— start of Stored data —
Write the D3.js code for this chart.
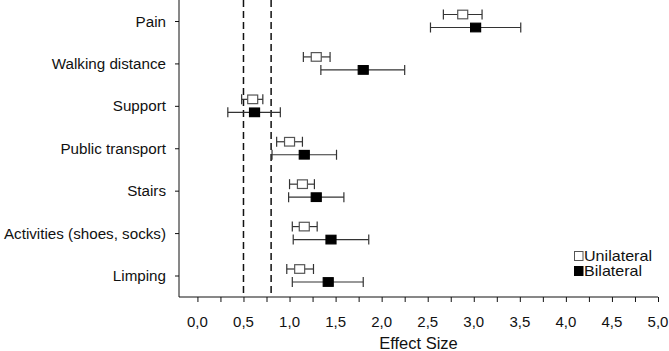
<!DOCTYPE html>
<html>
<head>
<meta charset="utf-8">
<script src="https://cdn.jsdelivr.net/npm/d3@7"></script>
<style>
  body { margin: 0; background: #fff; }
  text { font-family: "Liberation Sans", Arial, sans-serif; fill: #111; }
</style>
</head>
<body>
<div id="chart"></div>
<script>
// data kategori + effect size (mean, CI bawah, CI atas)
const categories = ["Pain", "Walking distance", "Support", "Public transport", "Stairs", "Activities (shoes, socks)", "Limping"];

const uniMean = [2.88, 1.29, 0.60, 1.00, 1.14, 1.16, 1.11];
const uniLow  = [2.67, 1.15, 0.48, 0.86, 1.00, 1.03, 0.97];
const uniHigh = [3.09, 1.44, 0.71, 1.14, 1.27, 1.30, 1.26];

const biMean = [3.02, 1.80, 0.62, 1.16, 1.29, 1.45, 1.42];
const biLow  = [2.53, 1.34, 0.33, 0.81, 0.99, 1.04, 1.03];
const biHigh = [3.51, 2.25, 0.90, 1.51, 1.59, 1.86, 1.80];

const xTicks = [0, 0.5, 1, 1.5, 2, 2.5, 3, 3.5, 4, 4.5, 5];
const minorTicks = d3.range(0, 5.001, 0.25);
const refLines = [0.5, 0.8];

const W = 669, H = 351;
const plot = { left: 179, right: 658, top: 0, bottom: 297 };

const svg = d3.select("#chart").append("svg")
  .attr("width", W).attr("height", H);

const x = d3.scaleLinear().domain([-0.2, 5]).range([plot.left, plot.right]);
const y = d3.scalePoint().domain(categories).range([21, 275.5]);

// helper teks (sx untuk legenda yang agak melebar)
function addText(g, tx, ty, size, anchor, str, sx = 1) {
  return g.append("text")
    .attr("transform", `translate(${tx},${ty}) scale(${sx},1)`)
    .attr("text-anchor", anchor)
    .attr("font-size", size)
    .text(str);
}

// garis referensi putus-putus
svg.selectAll(".ref")
  .data(refLines)
  .enter().append("line")
  .attr("x1", d => x(d)).attr("x2", d => x(d))
  .attr("y1", plot.top).attr("y2", plot.bottom)
  .attr("stroke", "#111")
  .attr("stroke-width", 1.5)
  .attr("stroke-dasharray", "7,4");

// sumbu x
const xAxis = svg.append("g")
  .attr("transform", `translate(0,${plot.bottom})`)
  .call(d3.axisBottom(x).tickValues(minorTicks).tickSize(5).tickFormat(""));
xAxis.select(".domain").attr("d", `M${plot.left},0H${plot.right}`).attr("stroke", "#111");
xAxis.selectAll(".tick line").attr("stroke", "#111");

const xLab = svg.append("g");
xTicks.forEach(t => addText(xLab, x(t), 326.5, "15px", "middle", d3.format(".1f")(t).replace(".", ",")));

addText(svg, (plot.left + plot.right) / 2, 348.5, "16.5px", "middle", "Effect Size");

// sumbu y
const yAxis = svg.append("g")
  .attr("transform", `translate(${plot.left},0)`)
  .call(d3.axisLeft(y).tickSize(4).tickFormat(""));
yAxis.select(".domain").attr("d", `M0,${plot.top}V${plot.bottom}`).attr("stroke", "#111");
yAxis.selectAll(".tick line").attr("stroke", "#111");

const yLab = svg.append("g");
categories.forEach(c => addText(yLab, 166, y(c) + 5.5, "15.2px", "end", c));

// error bar + marker
const series = [
  { name: "Unilateral", mean: uniMean, low: uniLow, high: uniHigh, dy: -6.5, fill: "#fff", stroke: "#555" },
  { name: "Bilateral",  mean: biMean,  low: biLow,  high: biHigh,  dy: 6.5,  fill: "#000", stroke: "#000" }
];

const cap = 5, mw = 10, mh = 8.6;

series.forEach(s => {
  const rows = categories.map((c, i) => ({ c, m: s.mean[i], lo: s.low[i], hi: s.high[i] }));
  const g = svg.append("g");

  g.selectAll(".bar").data(rows).enter().append("line")
    .attr("x1", d => x(d.lo)).attr("x2", d => x(d.hi))
    .attr("y1", d => y(d.c) + s.dy).attr("y2", d => y(d.c) + s.dy)
    .attr("stroke", "#333").attr("stroke-width", 1.2);

  ["lo", "hi"].forEach(k => {
    g.selectAll(".cap-" + k).data(rows).enter().append("line")
      .attr("x1", d => x(d[k])).attr("x2", d => x(d[k]))
      .attr("y1", d => y(d.c) + s.dy - cap).attr("y2", d => y(d.c) + s.dy + cap)
      .attr("stroke", "#333").attr("stroke-width", 1.2);
  });

  g.selectAll(".mk").data(rows).enter().append("rect")
    .attr("x", d => x(d.m) - mw / 2)
    .attr("y", d => y(d.c) + s.dy - mh / 2)
    .attr("width", mw).attr("height", mh)
    .attr("fill", s.fill)
    .attr("stroke", s.stroke)
    .attr("stroke-width", 1.2);
});

// legenda
const legend = svg.append("g");
const legGap = 15;
series.forEach((s, i) => {
  legend.append("rect")
    .attr("x", 574.5).attr("y", 251.5 + i * legGap)
    .attr("width", 8.5).attr("height", 9)
    .attr("fill", s.fill)
    .attr("stroke", s.stroke)
    .attr("stroke-width", 1);
  addText(legend, 584, 261 + i * legGap, "14px", "start", s.name, 1.15);
});
</script>
</body>
</html>
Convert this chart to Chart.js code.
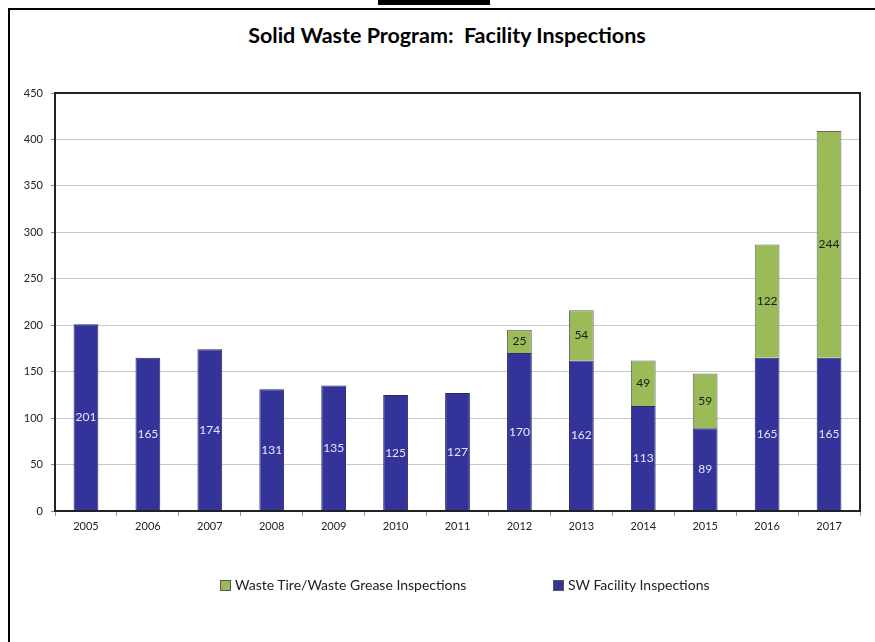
— end of Stored data —
## [Prompt]
Print the complete listing exactly as it stands, without its pictures.

## [Final result]
Write the D3.js code for this chart.
<!DOCTYPE html>
<html>
<head>
<meta charset="utf-8">
<script src="https://cdn.jsdelivr.net/npm/d3@7"></script>
<style>
  body { margin: 0; background: #fff; }
  text { font-family: "Liberation Sans", Arial, sans-serif; fill: #111; }
</style>
</head>
<body>
<div id="chart"></div>
<script>
// data kategori + effect size (mean, CI bawah, CI atas)
const categories = ["Pain", "Walking distance", "Support", "Public transport", "Stairs", "Activities (shoes, socks)", "Limping"];

const uniMean = [2.88, 1.29, 0.60, 1.00, 1.14, 1.16, 1.11];
const uniLow  = [2.67, 1.15, 0.48, 0.86, 1.00, 1.03, 0.97];
const uniHigh = [3.09, 1.44, 0.71, 1.14, 1.27, 1.30, 1.26];

const biMean = [3.02, 1.80, 0.62, 1.16, 1.29, 1.45, 1.42];
const biLow  = [2.53, 1.34, 0.33, 0.81, 0.99, 1.04, 1.03];
const biHigh = [3.51, 2.25, 0.90, 1.51, 1.59, 1.86, 1.80];

const xTicks = [0, 0.5, 1, 1.5, 2, 2.5, 3, 3.5, 4, 4.5, 5];
const minorTicks = d3.range(0, 5.001, 0.25);
const refLines = [0.5, 0.8];

const W = 669, H = 351;
const plot = { left: 179, right: 658, top: 0, bottom: 297 };

const svg = d3.select("#chart").append("svg")
  .attr("width", W).attr("height", H);

const x = d3.scaleLinear().domain([-0.2, 5]).range([plot.left, plot.right]);
const y = d3.scalePoint().domain(categories).range([21, 275.5]);

// helper teks (sx untuk legenda yang agak melebar)
function addText(g, tx, ty, size, anchor, str, sx = 1) {
  return g.append("text")
    .attr("transform", `translate(${tx},${ty}) scale(${sx},1)`)
    .attr("text-anchor", anchor)
    .attr("font-size", size)
    .text(str);
}

// garis referensi putus-putus
svg.selectAll(".ref")
  .data(refLines)
  .enter().append("line")
  .attr("x1", d => x(d)).attr("x2", d => x(d))
  .attr("y1", plot.top).attr("y2", plot.bottom)
  .attr("stroke", "#111")
  .attr("stroke-width", 1.5)
  .attr("stroke-dasharray", "7,4");

// sumbu x
const xAxis = svg.append("g")
  .attr("transform", `translate(0,${plot.bottom})`)
  .call(d3.axisBottom(x).tickValues(minorTicks).tickSize(5).tickFormat(""));
xAxis.select(".domain").attr("d", `M${plot.left},0H${plot.right}`).attr("stroke", "#111");
xAxis.selectAll(".tick line").attr("stroke", "#111");

const xLab = svg.append("g");
xTicks.forEach(t => addText(xLab, x(t), 326.5, "15px", "middle", d3.format(".1f")(t).replace(".", ",")));

addText(svg, (plot.left + plot.right) / 2, 348.5, "16.5px", "middle", "Effect Size");

// sumbu y
const yAxis = svg.append("g")
  .attr("transform", `translate(${plot.left},0)`)
  .call(d3.axisLeft(y).tickSize(4).tickFormat(""));
yAxis.select(".domain").attr("d", `M0,${plot.top}V${plot.bottom}`).attr("stroke", "#111");
yAxis.selectAll(".tick line").attr("stroke", "#111");

const yLab = svg.append("g");
categories.forEach(c => addText(yLab, 166, y(c) + 5.5, "15.2px", "end", c));

// error bar + marker
const series = [
  { name: "Unilateral", mean: uniMean, low: uniLow, high: uniHigh, dy: -6.5, fill: "#fff", stroke: "#555" },
  { name: "Bilateral",  mean: biMean,  low: biLow,  high: biHigh,  dy: 6.5,  fill: "#000", stroke: "#000" }
];

const cap = 5, mw = 10, mh = 8.6;

series.forEach(s => {
  const rows = categories.map((c, i) => ({ c, m: s.mean[i], lo: s.low[i], hi: s.high[i] }));
  const g = svg.append("g");

  g.selectAll(".bar").data(rows).enter().append("line")
    .attr("x1", d => x(d.lo)).attr("x2", d => x(d.hi))
    .attr("y1", d => y(d.c) + s.dy).attr("y2", d => y(d.c) + s.dy)
    .attr("stroke", "#333").attr("stroke-width", 1.2);

  ["lo", "hi"].forEach(k => {
    g.selectAll(".cap-" + k).data(rows).enter().append("line")
      .attr("x1", d => x(d[k])).attr("x2", d => x(d[k]))
      .attr("y1", d => y(d.c) + s.dy - cap).attr("y2", d => y(d.c) + s.dy + cap)
      .attr("stroke", "#333").attr("stroke-width", 1.2);
  });

  g.selectAll(".mk").data(rows).enter().append("rect")
    .attr("x", d => x(d.m) - mw / 2)
    .attr("y", d => y(d.c) + s.dy - mh / 2)
    .attr("width", mw).attr("height", mh)
    .attr("fill", s.fill)
    .attr("stroke", s.stroke)
    .attr("stroke-width", 1.2);
});

// legenda
const legend = svg.append("g");
const legGap = 15;
series.forEach((s, i) => {
  legend.append("rect")
    .attr("x", 574.5).attr("y", 251.5 + i * legGap)
    .attr("width", 8.5).attr("height", 9)
    .attr("fill", s.fill)
    .attr("stroke", s.stroke)
    .attr("stroke-width", 1);
  addText(legend, 584, 261 + i * legGap, "14px", "start", s.name, 1.15);
});
</script>
</body>
</html>
Convert this chart to Chart.js code.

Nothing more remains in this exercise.